Growing up where concrete and palm trees meet the ocean near Hollywood and Dania Beach, the undersized Brown — who arrived at OU weighing 144 pounds — fell in love with the idea of being a Division-I star while watching West Virginia beat Clemson 70-33 in the 2012 Orange Bowl.
He lived less than 10 miles away.
“My little league coaches took us. That was one of the, you know, moments that I knew I really wanted to play college football,” Brown said, “watching Sammy Watkins, Tavon Austin, watching those guys play. They put on a great performance.
“It just was a moment I’ll never forget.”
Brown could have an electric performance himself in the same stadium. He anticipates playing Saturday despite recovering from a left foot injury he sustained about a month ago. Those close to him would be surprised if he sat out, especially given the setting.
His unlikely climb began here in South Florida. First with a costume, then that 2012 Orange Bowl experience, then a productive high school career at Chaminade Madonna College Preparatory, where his jersey was retired last year.
But his small physical stature made things difficult.
In 2016, when OU finally snagged him from the cracks of College of the Canyons junior college in Santa Clarita, California, Brown was on the cusp of fulfilling his dream. Even now at just 5 foot 10, 168 pounds, he has developed into one of the nation’s top receivers — a frighteningly fast target capable of knocking the top off most any secondary.
After emerging with 1,095 receiving yards last season — FOX color analyst Gus Johnson dubbed him “Hollywood” and Brown’s Twitter following has since exploded — he returned to Florida in the summer.
He trained with his cousin, Pittsburgh Steelers receiver Antonio Brown, running in beach sand to improve foot speed. It was a training routine he began at the Pop Warner level; even then, workouts started at 6 a.m.
Back in Norman, most of Brown’s OU teammates hate the sand pit. To him, it’s a preferred surface from home that has given way to his breakneck speed.
Despite multiple injuries this fall he tallied 1,138 receiving yards, which is fourth in OU history. He’s sixth all-time in career receiving yards (2,413) and owns the top two single-game marks (265, 243).
James, who raised Brown and his sister, Shanice, mostly on her own, expected this. Even though Broward County’s violent crime rate is decreasing, according to Florida Department of Law Enforcement statistics, it remained well above the national average in 2017.
Both her children could have made wrong choices in Hollywood, but James says she never had a problem because, for them, big dreams fueled bright futures.
For Brown, that meant a relentless pursuit of college football, which in all likelihood should give him a chance at an NFL career if he chooses to enter his name in the draft pool after his junior season.

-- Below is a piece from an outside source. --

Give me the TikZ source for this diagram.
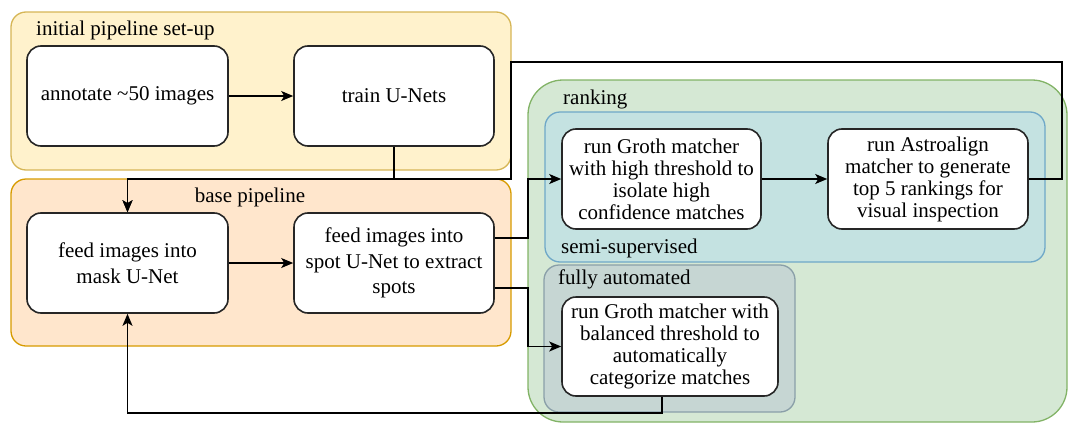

It started with a mother who gave her son a jersey. A football game became an inspiration — as sporting events tend to do — and Brown’s dream wove its way around the banks of the Atlantic Ocean, then to California, then Oklahoma, before landing in Florida again this week.
“To be here, it’s funny, I found a letter the other day when he was a senior in high school,” James said. “The parents had to write a letter to their kids. Everything I wrote was about making life everything you can. About obstacles in the road and how you can move forward through them.
“When I read it, it brought tears to my eyes, because everything in that letter is coming true for him."
No. 4 Oklahoma vs.
No. 1 Alabama
Time: 7 p.m., Dec. 29
Place: Hard Rock Stadium | Miami Gardens, Fla.